One bill introduced in the Illinois senate sponsored by former NFL linebacker Napoleon Harris (SB 3432) is basically a carbon copy of the league’s model legislation, which would grant the leagues everything they desire.
Meanwhile on Monday in Connecticut, NBA official Scott Kauffman-Ross said the NBA is “willing to accept” a 0.25% fee “in the spirit of compromise.” He noted that “this fee is lower than we originally asked for.”
In effect, the NBA, MLB and now the PGA have officially lowered the bar on that, I would think for all states. Also on the table in the Illinois senate is SB 2478, which would create the Sports Betting Consumer Protection Act, legalizing sports betting in the event that federal law does not prohibit such. Also there’s S3125, which would allow the Illinois Racing Board to adopt rules authorizing sports wagering by organization licensees and inter-track wagering location licensees.
The PGA Had Not Been Completely Silent on Sports Wagering
Before this revelation in Illinois, PGA Tour commissioner Jay Monahan said in a 2017 interview with the Golf Channel, regarding the NBA’s views on sports wagering (their general support, not specific legislative asks):
Is it something we look at? Absolutely! We always look at something that other sports are doing, having success with, trends in the industry. It’s something we’ve spent a lot of time on up to this point in time. You look at DraftKings and FanDuel, you look at gaming in the international markets, there’s a lot of opportunity there. There’s some complexity, and that complexity has held us back from moving forward.
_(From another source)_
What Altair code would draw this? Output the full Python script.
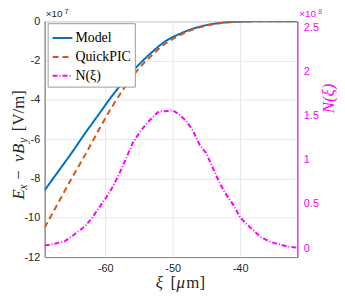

But we will look at it and have an open mind towards it.
So far, the MLB and NBA have been carrying the torch for all the leagues, and the PGA Tour as well as every other league has been happy to let them do the zig-zagging across the country to wrangle for legislation favoring their interests.
These efforts were notably rejected in West Virginia (over vehement MLB objection), which passed a sports betting bill that gives the leagues no percentage of wagers and no right to control data.
The NFL recently addressed sports betting in detail last week at their annual owners meeting. That conversation focused on regulation and to a lesser extent, monetization. Some owners are glowing over the possibility of enhanced revenues.
But the NFL has not yet entered the legislative arena, at least publicly. Some owners also appear confused over what the NBA and MLB lobbying may mean. Reports Albert Breer of the MMBQ.com of the NBA and MLB lobbying efforts:
If the NBA succeeds? Well, then the NFL will play copycat. Really, as a couple owners I talked to see it, there’s no reason for the NFL to take the lead in this area, just as it didn’t see the need to be the first to put down stakes in Las Vegas. Let someone else do it first, then decide. If the league needs to go, it can use information from within its sport, like the NBA plans to leverage a favorable deal.
But every piece of legislation that includes some form of the “betting right and integrity” fee would pay the respective sports governing body upon which a wager is made. That would include the NFL, which represents about 25% of most sportsbooks’ betting handle.
The handle on PGA Tour events is substantially lower, but a percentage (or a quarter of that) — as well as the exclusive right to sell data — will obviously be welcomed, newfound revenue for every sports league.